Goal =
Return all of the data exactly as written, without the pictures.

-- begin Supplied material --

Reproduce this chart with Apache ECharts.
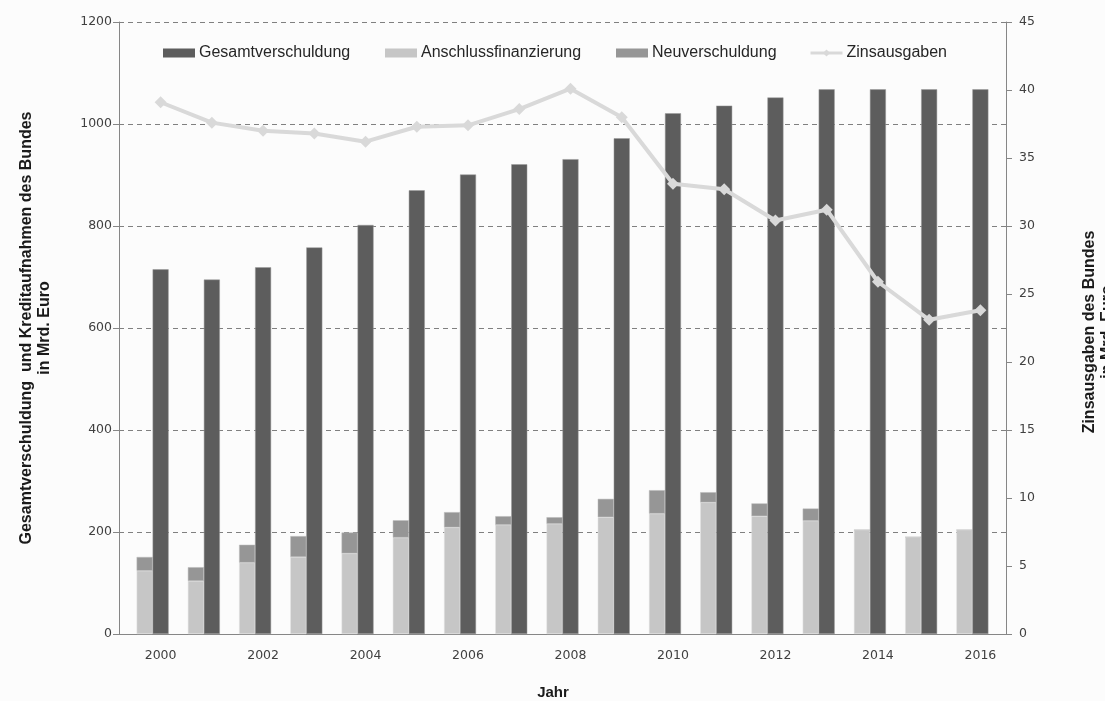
<!DOCTYPE html>
<html>
<head>
<meta charset="utf-8">
<script src="https://cdn.jsdelivr.net/npm/echarts@6/dist/echarts.min.js"></script>
<style>
html,body{margin:0;padding:0;background:#fcfcfc;}
#c{width:1105px;height:701px;}
</style>
</head>
<body>
<div id="c"></div>
<script>
const years = ['2000','2001','2002','2003','2004','2005','2006','2007','2008','2009','2010','2011','2012','2013','2014','2015','2016'];
const gesamtverschuldung = [715, 695, 719, 758, 802, 870, 901, 921, 931, 972, 1021, 1036, 1052, 1068, 1068, 1068, 1068];
const anschlussfinanzierung = [124, 104, 140, 151, 158, 189, 209, 214, 216, 229, 236, 258, 231, 222, 204, 190, 204];
const neuverschuldung = [27, 27, 35, 41, 41, 34, 30, 17, 13, 36, 46, 20, 25, 24, 0, 0, 0];
const zinsausgaben = [39.1, 37.6, 37.0, 36.8, 36.2, 37.3, 37.4, 38.6, 40.1, 38.0, 33.1, 32.7, 30.4, 31.2, 25.9, 23.1, 23.8];
const leftTicks = {min: 0, max: 1200, interval: 200};
const rightTicks = {min: 0, max: 45, interval: 5};

const C_GES = '#5d5d5d', C_ANS = '#c6c6c6', C_NEU = '#969696', C_ZINS = '#d9d9d9';
const FONT = '"Liberation Sans", Arial, sans-serif';
const TICKFONT = '"DejaVu Sans", Verdana, sans-serif';

const chart = echarts.init(document.getElementById('c'), null, {renderer: 'canvas'});

function legend(name, left, icon) {
  const l = {
    data: [name], left: left, top: 45, itemWidth: 32, itemHeight: 9, padding: 0,
    selectedMode: false,
    itemStyle: {borderWidth: 0},
    lineStyle: {width: 3},
    textStyle: {fontFamily: FONT, fontSize: 16, color: '#262626', padding: [0, 0, 0, -1]}
  };
  if (icon) l.icon = icon;
  return l;
}
const plain = v => String(v);

chart.setOption({
  backgroundColor: '#fcfcfc',
  animation: false,
  legend: [
    legend('Gesamtverschuldung', 163, 'rect'),
    legend('Anschlussfinanzierung', 385, 'rect'),
    legend('Neuverschuldung', 616, 'rect'),
    legend('Zinsausgaben', 809)
  ],
  grid: [
    {left: 119, top: 22, width: 887, height: 612, containLabel: false},
    {left: 135, top: 22, width: 871, height: 612, containLabel: false}
  ],
  xAxis: [
    {type: 'category', gridIndex: 0, data: years,
     axisLine: {show: true, lineStyle: {color: '#868686', width: 1}},
     axisTick: {show: false}, axisLabel: {show: false}, splitLine: {show: false}},
    {type: 'category', gridIndex: 1, data: years,
     axisLine: {show: false}, axisTick: {show: false},
     axisLabel: {interval: 1, margin: 15, fontFamily: TICKFONT, fontSize: 12.5, color: '#404040'}}
  ],
  yAxis: [
    {type: 'value', gridIndex: 0, position: 'left', min: leftTicks.min, max: leftTicks.max, interval: leftTicks.interval,
     axisLine: {show: true, lineStyle: {color: '#868686'}},
     axisTick: {show: true, length: 6, lineStyle: {color: '#868686'}},
     axisLabel: {margin: 7, formatter: plain, fontFamily: TICKFONT, fontSize: 12.5, color: '#404040'},
     splitLine: {show: true, lineStyle: {color: '#808080', type: [5, 4], width: 1}}},
    {type: 'value', gridIndex: 1, position: 'left', min: leftTicks.min, max: leftTicks.max, interval: leftTicks.interval,
     show: false, splitLine: {show: false}},
    {type: 'value', gridIndex: 1, position: 'right', min: rightTicks.min, max: rightTicks.max, interval: rightTicks.interval,
     axisLine: {show: true, lineStyle: {color: '#868686'}},
     axisTick: {show: true, length: 6, lineStyle: {color: '#868686'}},
     axisLabel: {margin: 13, formatter: plain, fontFamily: TICKFONT, fontSize: 12.5, color: '#404040'},
     splitLine: {show: false}}
  ],
  series: [
    {name: 'Anschlussfinanzierung', type: 'bar', xAxisIndex: 1, yAxisIndex: 1, stack: 'kredit',
     barWidth: 16, barGap: '0%', data: anschlussfinanzierung,
     itemStyle: {color: C_ANS, borderColor: '#e4e4e4', borderWidth: 0.5}},
    {name: 'Neuverschuldung', type: 'bar', xAxisIndex: 1, yAxisIndex: 1, stack: 'kredit',
     barWidth: 16, barGap: '0%', data: neuverschuldung,
     itemStyle: {color: C_NEU, borderColor: '#bdbdbd', borderWidth: 0.5}},
    {name: 'Gesamtverschuldung', type: 'bar', xAxisIndex: 1, yAxisIndex: 1,
     barWidth: 16, barGap: '0%', data: gesamtverschuldung,
     itemStyle: {color: C_GES, borderColor: '#9a9a9a', borderWidth: 0.5}},
    {name: 'spacer', type: 'bar', xAxisIndex: 1, yAxisIndex: 1,
     barWidth: 16, barGap: '0%', data: [], silent: true},
    {name: 'Zinsausgaben', type: 'line', xAxisIndex: 1, yAxisIndex: 2, data: zinsausgaben,
     z: 5, symbol: 'diamond', symbolSize: 12, showSymbol: true,
     lineStyle: {color: C_ZINS, width: 4}, itemStyle: {color: C_ZINS}}
  ],
  graphic: [
    {type: 'text', x: 36, y: 328, rotation: Math.PI / 2,
     style: {text: 'Gesamtverschuldung  und Kreditaufnahmen des Bundes\nin Mrd. Euro',
             font: 'bold 16px ' + FONT, fill: '#1a1a1a', align: 'center', verticalAlign: 'middle', lineHeight: 18}},
    {type: 'text', x: 1099, y: 332, rotation: Math.PI / 2,
     style: {text: 'Zinsausgaben des Bundes\nin Mrd. Euro',
             font: 'bold 16px ' + FONT, fill: '#1a1a1a', align: 'center', verticalAlign: 'middle', lineHeight: 18}},
    {type: 'text', x: 553, y: 693,
     style: {text: 'Jahr', font: 'bold 15px ' + FONT, fill: '#1a1a1a', align: 'center', verticalAlign: 'middle'}}
  ]
});
</script>
</body>
</html>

-- end Supplied material --

Full answer =
Reproduce this chart with Apache ECharts.
<!DOCTYPE html>
<html>
<head>
<meta charset="utf-8">
<script src="https://cdn.jsdelivr.net/npm/echarts@6/dist/echarts.min.js"></script>
<style>
html,body{margin:0;padding:0;background:#fcfcfc;}
#c{width:1105px;height:701px;}
</style>
</head>
<body>
<div id="c"></div>
<script>
const years = ['2000','2001','2002','2003','2004','2005','2006','2007','2008','2009','2010','2011','2012','2013','2014','2015','2016'];
const gesamtverschuldung = [715, 695, 719, 758, 802, 870, 901, 921, 931, 972, 1021, 1036, 1052, 1068, 1068, 1068, 1068];
const anschlussfinanzierung = [124, 104, 140, 151, 158, 189, 209, 214, 216, 229, 236, 258, 231, 222, 204, 190, 204];
const neuverschuldung = [27, 27, 35, 41, 41, 34, 30, 17, 13, 36, 46, 20, 25, 24, 0, 0, 0];
const zinsausgaben = [39.1, 37.6, 37.0, 36.8, 36.2, 37.3, 37.4, 38.6, 40.1, 38.0, 33.1, 32.7, 30.4, 31.2, 25.9, 23.1, 23.8];
const leftTicks = {min: 0, max: 1200, interval: 200};
const rightTicks = {min: 0, max: 45, interval: 5};

const C_GES = '#5d5d5d', C_ANS = '#c6c6c6', C_NEU = '#969696', C_ZINS = '#d9d9d9';
const FONT = '"Liberation Sans", Arial, sans-serif';
const TICKFONT = '"DejaVu Sans", Verdana, sans-serif';

const chart = echarts.init(document.getElementById('c'), null, {renderer: 'canvas'});

function legend(name, left, icon) {
  const l = {
    data: [name], left: left, top: 45, itemWidth: 32, itemHeight: 9, padding: 0,
    selectedMode: false,
    itemStyle: {borderWidth: 0},
    lineStyle: {width: 3},
    textStyle: {fontFamily: FONT, fontSize: 16, color: '#262626', padding: [0, 0, 0, -1]}
  };
  if (icon) l.icon = icon;
  return l;
}
const plain = v => String(v);

chart.setOption({
  backgroundColor: '#fcfcfc',
  animation: false,
  legend: [
    legend('Gesamtverschuldung', 163, 'rect'),
    legend('Anschlussfinanzierung', 385, 'rect'),
    legend('Neuverschuldung', 616, 'rect'),
    legend('Zinsausgaben', 809)
  ],
  grid: [
    {left: 119, top: 22, width: 887, height: 612, containLabel: false},
    {left: 135, top: 22, width: 871, height: 612, containLabel: false}
  ],
  xAxis: [
    {type: 'category', gridIndex: 0, data: years,
     axisLine: {show: true, lineStyle: {color: '#868686', width: 1}},
     axisTick: {show: false}, axisLabel: {show: false}, splitLine: {show: false}},
    {type: 'category', gridIndex: 1, data: years,
     axisLine: {show: false}, axisTick: {show: false},
     axisLabel: {interval: 1, margin: 15, fontFamily: TICKFONT, fontSize: 12.5, color: '#404040'}}
  ],
  yAxis: [
    {type: 'value', gridIndex: 0, position: 'left', min: leftTicks.min, max: leftTicks.max, interval: leftTicks.interval,
     axisLine: {show: true, lineStyle: {color: '#868686'}},
     axisTick: {show: true, length: 6, lineStyle: {color: '#868686'}},
     axisLabel: {margin: 7, formatter: plain, fontFamily: TICKFONT, fontSize: 12.5, color: '#404040'},
     splitLine: {show: true, lineStyle: {color: '#808080', type: [5, 4], width: 1}}},
    {type: 'value', gridIndex: 1, position: 'left', min: leftTicks.min, max: leftTicks.max, interval: leftTicks.interval,
     show: false, splitLine: {show: false}},
    {type: 'value', gridIndex: 1, position: 'right', min: rightTicks.min, max: rightTicks.max, interval: rightTicks.interval,
     axisLine: {show: true, lineStyle: {color: '#868686'}},
     axisTick: {show: true, length: 6, lineStyle: {color: '#868686'}},
     axisLabel: {margin: 13, formatter: plain, fontFamily: TICKFONT, fontSize: 12.5, color: '#404040'},
     splitLine: {show: false}}
  ],
  series: [
    {name: 'Anschlussfinanzierung', type: 'bar', xAxisIndex: 1, yAxisIndex: 1, stack: 'kredit',
     barWidth: 16, barGap: '0%', data: anschlussfinanzierung,
     itemStyle: {color: C_ANS, borderColor: '#e4e4e4', borderWidth: 0.5}},
    {name: 'Neuverschuldung', type: 'bar', xAxisIndex: 1, yAxisIndex: 1, stack: 'kredit',
     barWidth: 16, barGap: '0%', data: neuverschuldung,
     itemStyle: {color: C_NEU, borderColor: '#bdbdbd', borderWidth: 0.5}},
    {name: 'Gesamtverschuldung', type: 'bar', xAxisIndex: 1, yAxisIndex: 1,
     barWidth: 16, barGap: '0%', data: gesamtverschuldung,
     itemStyle: {color: C_GES, borderColor: '#9a9a9a', borderWidth: 0.5}},
    {name: 'spacer', type: 'bar', xAxisIndex: 1, yAxisIndex: 1,
     barWidth: 16, barGap: '0%', data: [], silent: true},
    {name: 'Zinsausgaben', type: 'line', xAxisIndex: 1, yAxisIndex: 2, data: zinsausgaben,
     z: 5, symbol: 'diamond', symbolSize: 12, showSymbol: true,
     lineStyle: {color: C_ZINS, width: 4}, itemStyle: {color: C_ZINS}}
  ],
  graphic: [
    {type: 'text', x: 36, y: 328, rotation: Math.PI / 2,
     style: {text: 'Gesamtverschuldung  und Kreditaufnahmen des Bundes\nin Mrd. Euro',
             font: 'bold 16px ' + FONT, fill: '#1a1a1a', align: 'center', verticalAlign: 'middle', lineHeight: 18}},
    {type: 'text', x: 1099, y: 332, rotation: Math.PI / 2,
     style: {text: 'Zinsausgaben des Bundes\nin Mrd. Euro',
             font: 'bold 16px ' + FONT, fill: '#1a1a1a', align: 'center', verticalAlign: 'middle', lineHeight: 18}},
    {type: 'text', x: 553, y: 693,
     style: {text: 'Jahr', font: 'bold 15px ' + FONT, fill: '#1a1a1a', align: 'center', verticalAlign: 'middle'}}
  ]
});
</script>
</body>
</html>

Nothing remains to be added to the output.